Here are a few ideas that are on my shortlist to try out. Some are from other literature that has not been applied to copula in general, some are just thoughts that are easy to implement for empirical analysis. All of the followings can be done with just a few lines of code since the CMPIs values can be directly returned in the module.

  1. Use Bollinger Band for generating trading signals from each stock: when the CMPIs is greater than the band’s upper bound, then generate a short signal, lesser for a long signal. Then assemble the signal via AND/OR.
  2. Instead of comparing CMPIs with 0 for long/short/exit, compare the two CMPIs with each other by building a distance strategy based on it. It is natural to think about comparison of performance between the original distance strategy and a distance strategy based on CMPIs.
  3. Run the CMPIs for pairs selection, and only choose those pairs that have converging CMPIs.
  4. Mix the prices-based strategies and returns-based strategies, since the former is robust and the latter is sensitive.
  5. Copulating with alternative data. This is easier when using higher-dimensional copula models for instance in vine copula.

Conclusion

Copula is no panacea for pairs trading. I hope you find it helpful for understanding these strategies after reading through this article. Essentially it is just a mathematical tool that is born to describe the dependence structure among univariate random variables.
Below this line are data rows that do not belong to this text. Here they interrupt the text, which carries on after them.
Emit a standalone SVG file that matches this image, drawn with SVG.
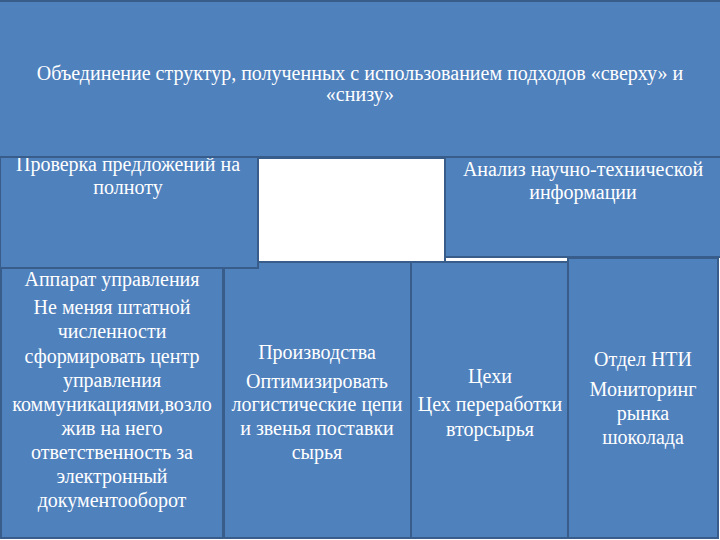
<svg xmlns="http://www.w3.org/2000/svg" width="720" height="540" viewBox="0 0 720 540">
<style>
.box{fill:#4f81bd;stroke:#385d8a;stroke-width:2}
.t{fill:#ffffff;font-family:'Liberation Serif','Times New Roman',serif;font-size:20px;text-anchor:middle}
</style>
<rect x="0" y="0" width="720" height="540" fill="#ffffff"/>
<g id="connectors"></g>
<g id="n-col1"><rect class="box" x="1" y="268" width="222" height="270"/>
<text class="t"><tspan x="112" y="286">Аппарат управления</tspan><tspan x="112" y="314">Не меняя штатной</tspan><tspan x="112" y="338">численности</tspan><tspan x="112" y="363">сформировать центр</tspan><tspan x="112" y="387">управления</tspan><tspan x="112" y="411">коммуникациями,возло</tspan><tspan x="112" y="435">жив на него</tspan><tspan x="112" y="459">ответственность за</tspan><tspan x="112" y="483">электронный</tspan><tspan x="112" y="507">документооборот</tspan></text></g>
<g id="n-col2"><rect class="box" x="224" y="262" width="187" height="276"/>
<text class="t"><tspan x="317" y="359">Производства</tspan><tspan x="317" y="388">Оптимизировать</tspan><tspan x="317" y="411">логистические цепи</tspan><tspan x="317" y="435">и звенья поставки</tspan><tspan x="317" y="459">сырья</tspan></text></g>
<g id="n-col3"><rect class="box" x="411" y="262" width="157" height="276"/>
<text class="t"><tspan x="490" y="383">Цехи</tspan><tspan x="490" y="411">Цех переработки</tspan><tspan x="490" y="436">вторсырья</tspan></text></g>
<g id="n-col4"><rect class="box" x="568" y="258" width="150" height="280"/>
<text class="t"><tspan x="643" y="366">Отдел НТИ</tspan><tspan x="643" y="396">Мониторинг</tspan><tspan x="643" y="420">рынка</tspan><tspan x="643" y="444">шоколада</tspan></text></g>
<g id="n-white"><rect x="258" y="158" width="187" height="104" fill="#ffffff" stroke="#385d8a" stroke-width="2"/></g>
<g id="n-left"><rect class="box" x="0" y="150" width="258" height="118"/>
<text class="t"><tspan x="128" y="171">Проверка предложений на</tspan><tspan x="128" y="194">полноту</tspan></text></g>
<g id="n-right"><rect class="box" x="445" y="150" width="276" height="107"/>
<text class="t"><tspan x="583" y="176">Анализ научно-технической</tspan><tspan x="583" y="199">информации</tspan></text></g>
<g id="n-top"><rect class="box" x="-1" y="1" width="722" height="156"/>
<text class="t"><tspan x="360" y="80">Объединение структур, полученных с использованием подходов «сверху» и</tspan><tspan x="360" y="101">«снизу»</tspan></text></g>
</svg>
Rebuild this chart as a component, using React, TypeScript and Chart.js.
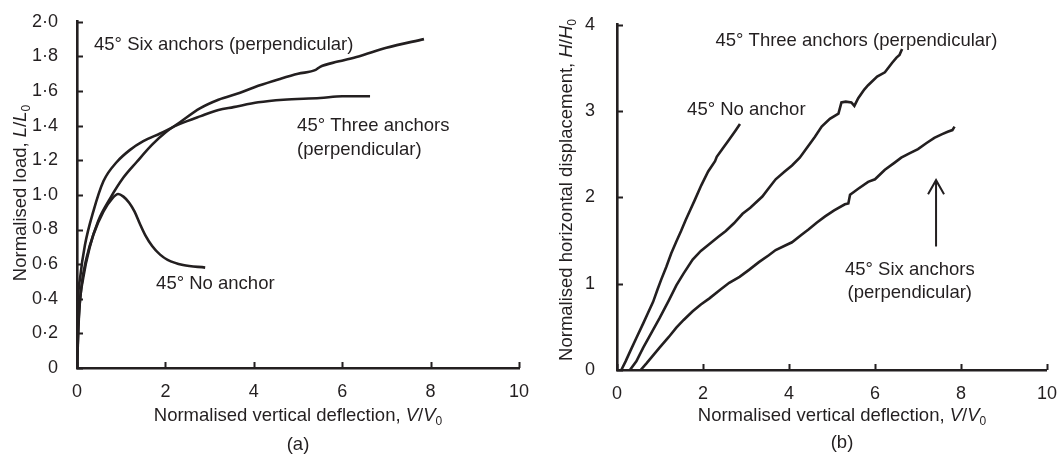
import React, { useEffect, useRef } from 'react';
import { Chart, registerables } from 'chart.js';

Chart.register(...registerables);

const INK = '#231f20';
const FONT = "'Liberation Sans', Arial, Helvetica, sans-serif";
const LABEL_SIZE = 18.5;
const TICK_SIZE = 18;

// ---------- Panel (a): normalised load vs normalised vertical deflection ----------
const loadXTicks = [0, 2, 4, 6, 8, 10];
const loadYTicks = [0, 0.2, 0.4, 0.6, 0.8, 1.0, 1.2, 1.4, 1.6, 1.8, 2.0];

const noAnchorLoad: [number, number][] = [
  [0, 0], [0.03, 0.24], [0.1, 0.47], [0.22, 0.64], [0.37, 0.77], [0.6, 0.905],
  [0.8, 0.98], [0.93, 1.005], [1.05, 0.99], [1.18, 0.955], [1.3, 0.905], [1.42, 0.835],
  [1.55, 0.765], [1.7, 0.705], [1.88, 0.655], [2.05, 0.625], [2.4, 0.595], [2.9, 0.58],
];
const threeAnchorsLoad: [number, number][] = [
  [0, 0], [0.01, 0.27], [0.07, 0.52], [0.18, 0.71], [0.37, 0.905], [0.6, 1.08],
  [0.9, 1.19], [1.2, 1.26], [1.5, 1.31], [1.88, 1.355], [2.33, 1.41], [2.8, 1.455],
  [3.2, 1.49], [3.54, 1.507], [4.1, 1.535], [4.67, 1.55], [5.5, 1.56], [6.0, 1.57], [6.63, 1.57],
];
const sixAnchorsLoad: [number, number][] = [
  [0, 0], [0.05, 0.33], [0.14, 0.52], [0.29, 0.7], [0.48, 0.85], [0.75, 0.98],
  [1.05, 1.1], [1.35, 1.19], [1.7, 1.29], [2.0, 1.36], [2.33, 1.42], [2.78, 1.5],
  [3.2, 1.55], [3.69, 1.59], [4.1, 1.63], [4.59, 1.67], [5.0, 1.7], [5.4, 1.722],
  [5.5, 1.74], [5.9, 1.77], [6.37, 1.8], [7.0, 1.85], [7.85, 1.9],
];

// ---------- Panel (b): normalised horizontal displacement vs vertical deflection ----------
const dispXTicks = [0, 2, 4, 6, 8, 10];
const dispYTicks = [0, 1, 2, 3, 4];

const noAnchorDisp: [number, number][] = [
  [0.1, 0], [0.2, 0.1], [0.3, 0.21], [0.45, 0.37], [0.61, 0.54], [0.72, 0.66],
  [0.84, 0.79], [0.94, 0.93], [1.03, 1.05], [1.15, 1.2], [1.26, 1.35], [1.38, 1.49],
  [1.49, 1.61], [1.6, 1.74], [1.69, 1.84], [1.8, 1.96], [1.96, 2.14], [2.12, 2.3],
  [2.28, 2.42], [2.32, 2.47], [2.45, 2.56], [2.61, 2.67], [2.75, 2.77], [2.86, 2.85],
];
const threeAnchorsDisp: [number, number][] = [
  [0.3, 0], [0.45, 0.1], [0.61, 0.26], [0.8, 0.43], [0.99, 0.6], [1.2, 0.8],
  [1.38, 0.98], [1.55, 1.12], [1.76, 1.28], [1.95, 1.38], [2.15, 1.46], [2.35, 1.54],
  [2.53, 1.61], [2.72, 1.7], [2.92, 1.81], [3.1, 1.88], [3.38, 2.01], [3.55, 2.12],
  [3.69, 2.21], [3.9, 2.3], [4.07, 2.37], [4.25, 2.46], [4.38, 2.55], [4.6, 2.7],
  [4.76, 2.82], [4.95, 2.91], [5.15, 2.97], [5.22, 3.1], [5.32, 3.11], [5.45, 3.1],
  [5.52, 3.06], [5.61, 3.15], [5.75, 3.25], [5.84, 3.3], [6.05, 3.4], [6.23, 3.45],
  [6.4, 3.56], [6.5, 3.62], [6.57, 3.65], [6.63, 3.72],
];
const sixAnchorsDisp: [number, number][] = [
  [0.55, 0], [0.69, 0.08], [0.84, 0.17], [0.99, 0.26], [1.2, 0.38], [1.38, 0.49],
  [1.55, 0.58], [1.76, 0.68], [1.95, 0.76], [2.15, 0.83], [2.4, 0.93], [2.61, 1.01],
  [2.85, 1.08], [3.07, 1.16], [3.3, 1.25], [3.53, 1.33], [3.69, 1.39], [3.9, 1.44],
  [4.07, 1.48], [4.3, 1.57], [4.46, 1.63], [4.65, 1.71], [4.84, 1.78], [5.05, 1.85],
  [5.3, 1.92], [5.38, 1.93], [5.42, 2.03], [5.5, 2.06], [5.61, 2.1], [5.84, 2.18],
  [6.0, 2.21], [6.23, 2.32], [6.45, 2.4], [6.61, 2.46], [6.8, 2.51], [7.0, 2.56],
  [7.2, 2.63], [7.38, 2.69], [7.55, 2.73], [7.69, 2.76], [7.8, 2.78], [7.85, 2.82],
];

type Part = { t: string; i?: boolean; sub?: boolean };
type Label = { x: number; y: number; lines: string[]; align: 'left' | 'center'; gap?: number };
type Arrow = { x: number; y0: number; y1: number };

interface PanelSpec {
  left: number;
  width: number;
  area: { left: number; top: number; right: number; bottom: number };
  xTicks: number[];
  yTicks: number[];
  yMax: number;
  fmtY: (v: number) => string;
  yTickPad: number;
  series: [number, number][][];
  smooth: boolean;
  labels: Label[];
  arrows: Arrow[];
  xTitle: Part[];
  yTitle: Part[];
  xTitlePos: [number, number];
  yTitlePos: [number, number];
  caption: string;
  captionPos: [number, number];
}

function drawRich(ctx: CanvasRenderingContext2D, parts: Part[], cx: number, cy: number, size: number, rotate: boolean) {
  ctx.save();
  ctx.translate(cx, cy);
  if (rotate) ctx.rotate(-Math.PI / 2);
  const fontFor = (p: Part) => `${p.i ? 'italic ' : ''}${p.sub ? Math.round(size * 0.66) : size}px ${FONT}`;
  let total = 0;
  const widths = parts.map((p) => {
    ctx.font = fontFor(p);
    const w = ctx.measureText(p.t).width;
    total += w;
    return w;
  });
  let x = -total / 2;
  ctx.textBaseline = 'middle';
  ctx.textAlign = 'left';
  ctx.fillStyle = INK;
  parts.forEach((p, k) => {
    ctx.font = fontFor(p);
    ctx.fillText(p.t, x, p.sub ? size * 0.32 : 0);
    x += widths[k];
  });
  ctx.restore();
}

function makePlugin(spec: PanelSpec) {
  return {
    id: 'panelDecor',
    afterDraw(chart: any) {
      const { ctx, chartArea } = chart;
      const xs = chart.scales.x;
      const ys = chart.scales.y;
      ctx.save();
      ctx.strokeStyle = INK;
      ctx.lineWidth = 2;
      ctx.beginPath();
      xs.ticks.forEach((t: any) => {
        const px = Math.round(xs.getPixelForValue(t.value)) + 0.5;
        ctx.moveTo(px, chartArea.bottom);
        ctx.lineTo(px, chartArea.bottom - 6);
      });
      ys.ticks.forEach((t: any) => {
        const py = Math.round(ys.getPixelForValue(t.value)) + 0.5;
        ctx.moveTo(chartArea.left, py);
        ctx.lineTo(chartArea.left + 6, py);
      });
      ctx.stroke();

      // annotations
      ctx.fillStyle = INK;
      ctx.font = `${LABEL_SIZE}px ${FONT}`;
      ctx.textBaseline = 'middle';
      spec.labels.forEach((l) => {
        ctx.textAlign = l.align;
        const px = xs.getPixelForValue(l.x);
        const py = ys.getPixelForValue(l.y);
        l.lines.forEach((s, k) => ctx.fillText(s, px, py + k * (l.gap || 24)));
      });

      // arrows
      ctx.lineWidth = 2;
      spec.arrows.forEach((a) => {
        const px = xs.getPixelForValue(a.x);
        const p0 = ys.getPixelForValue(a.y0);
        const p1 = ys.getPixelForValue(a.y1);
        ctx.beginPath();
        ctx.moveTo(px, p0);
        ctx.lineTo(px, p1);
        ctx.moveTo(px - 8, p1 + 14);
        ctx.lineTo(px, p1);
        ctx.lineTo(px + 8, p1 + 14);
        ctx.stroke();
      });

      drawRich(ctx, spec.xTitle, spec.xTitlePos[0], spec.xTitlePos[1], LABEL_SIZE, false);
      drawRich(ctx, spec.yTitle, spec.yTitlePos[0], spec.yTitlePos[1], LABEL_SIZE, true);
      drawRich(ctx, [{ t: spec.caption }], spec.captionPos[0], spec.captionPos[1], LABEL_SIZE, false);
      ctx.restore();
    },
  };
}

function Panel({ spec }: { spec: PanelSpec }) {
  const ref = useRef<HTMLCanvasElement>(null);
  useEffect(() => {
    const canvas = ref.current!;
    const H = 459;
    const { area } = spec;
    const chart = new Chart(canvas, {
      type: 'line',
      data: {
        datasets: spec.series.map((s) => ({
          data: s.map(([x, y]) => ({ x, y })),
          borderColor: INK,
          borderWidth: 2.6,
          pointRadius: 0,
          fill: false,
          tension: spec.smooth ? 0.4 : 0,
          cubicInterpolationMode: spec.smooth ? ('monotone' as const) : ('default' as const),
        })),
      },
      options: {
        responsive: false,
        animation: false,
        events: [],
        layout: { padding: { left: 0, top: area.top, right: spec.width - area.right, bottom: 0 } },
        plugins: { legend: { display: false }, tooltip: { enabled: false }, title: { display: false } },
        scales: {
          x: {
            type: 'linear',
            min: 0,
            max: 10,
            afterBuildTicks: (s: any) => {
              s.ticks = spec.xTicks.map((v) => ({ value: v }));
            },
            afterFit: (s: any) => {
              s.height = H - area.bottom;
            },
            grid: { display: false },
            border: { display: true, color: INK, width: 2.6 },
            ticks: {
              color: INK,
              font: { family: FONT, size: TICK_SIZE },
              padding: 5,
              maxRotation: 0,
              autoSkip: false,
              callback: (v: any) => String(v),
            },
          },
          y: {
            type: 'linear',
            min: 0,
            max: spec.yMax,
            afterBuildTicks: (s: any) => {
              s.ticks = spec.yTicks.map((v) => ({ value: v }));
            },
            afterFit: (s: any) => {
              s.width = area.left;
            },
            grid: { display: false },
            border: { display: true, color: INK, width: 2.6 },
            ticks: {
              color: INK,
              font: { family: FONT, size: TICK_SIZE },
              padding: spec.yTickPad,
              autoSkip: false,
              callback: (v: any) => spec.fmtY(Number(v)),
            },
          },
        },
      },
      plugins: [makePlugin(spec)],
    } as any);
    return () => chart.destroy();
  }, [spec]);
  return (
    <canvas
      ref={ref}
      width={spec.width}
      height={459}
      style={{ position: 'absolute', left: spec.left, top: 0, width: spec.width, height: 459 }}
    />
  );
}

const fmtLoad = (v: number) => (v === 0 ? '0' : v.toFixed(1).replace('.', '\u00b7'));
const fmtInt = (v: number) => String(Math.round(v));

const panelA: PanelSpec = {
  left: 0,
  width: 540,
  area: { left: 77, top: 19, right: 519, bottom: 368 },
  xTicks: loadXTicks,
  yTicks: loadYTicks,
  yMax: 2,
  fmtY: fmtLoad,
  yTickPad: 11,
  series: [noAnchorLoad, threeAnchorsLoad, sixAnchorsLoad],
  smooth: true,
  labels: [
    { x: 0.385, y: 1.868, lines: ['45° Six anchors (perpendicular)'], align: 'left' },
    { x: 4.98, y: 1.4, lines: ['45° Three anchors', '(perpendicular)'], align: 'left', gap: 24 },
    { x: 1.79, y: 0.487, lines: ['45° No anchor'], align: 'left' },
  ],
  arrows: [],
  xTitle: [{ t: 'Normalised vertical deflection, ' }, { t: 'V', i: true }, { t: '/' }, { t: 'V', i: true }, { t: '0', sub: true }],
  yTitle: [{ t: 'Normalised load, ' }, { t: 'L', i: true }, { t: '/' }, { t: 'L', i: true }, { t: '0', sub: true }],
  xTitlePos: [298, 416],
  yTitlePos: [21, 193],
  caption: '(a)',
  captionPos: [298, 445],
};

const panelB: PanelSpec = {
  left: 540,
  width: 522,
  area: { left: 77, top: 15, right: 510, bottom: 370 },
  xTicks: dispXTicks,
  yTicks: dispYTicks,
  yMax: 4,
  fmtY: fmtInt,
  yTickPad: 14,
  series: [noAnchorDisp, threeAnchorsDisp, sixAnchorsDisp],
  smooth: false,
  labels: [
    { x: 2.29, y: 3.81, lines: ['45° Three anchors (perpendicular)'], align: 'left' },
    { x: 1.63, y: 3.01, lines: ['45° No anchor'], align: 'left' },
    { x: 6.81, y: 1.16, lines: ['45° Six anchors', '(perpendicular)'], align: 'center', gap: 23 },
  ],
  arrows: [{ x: 7.42, y0: 1.43, y1: 2.2 }],
  xTitle: [{ t: 'Normalised vertical deflection, ' }, { t: 'V', i: true }, { t: '/' }, { t: 'V', i: true }, { t: '0', sub: true }],
  yTitle: [{ t: 'Normalised horizontal displacement, ' }, { t: 'H', i: true }, { t: '/' }, { t: 'H', i: true }, { t: '0', sub: true }],
  xTitlePos: [302, 416],
  yTitlePos: [27, 190],
  caption: '(b)',
  captionPos: [302, 443],
};

export default function App() {
  return (
    <div style={{ position: 'fixed', left: 0, top: 0, width: 1062, height: 459, background: '#ffffff' }}>
      <Panel spec={panelA} />
      <Panel spec={panelB} />
    </div>
  );
}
When applied to generating trading signals there are a lot of moving parts and room for improvising.

The sophistication of copula-based methods still seems somewhat lacking, given that most known methods are just variations of strategy 1 and 2, using simple conditional probabilities. There are also no dedicated copula-based strategies for trading when the tail events happen, given that copula models perform well with tail risks.

We expect further developments and popularity to emerge in this field in the foreseeable future, both in the aspect of strategy complexity (e.g., using more than just the conditional probability for signal generation) and model complexity (e.g., using vine copula for exploiting mispricing in a cohort of stocks).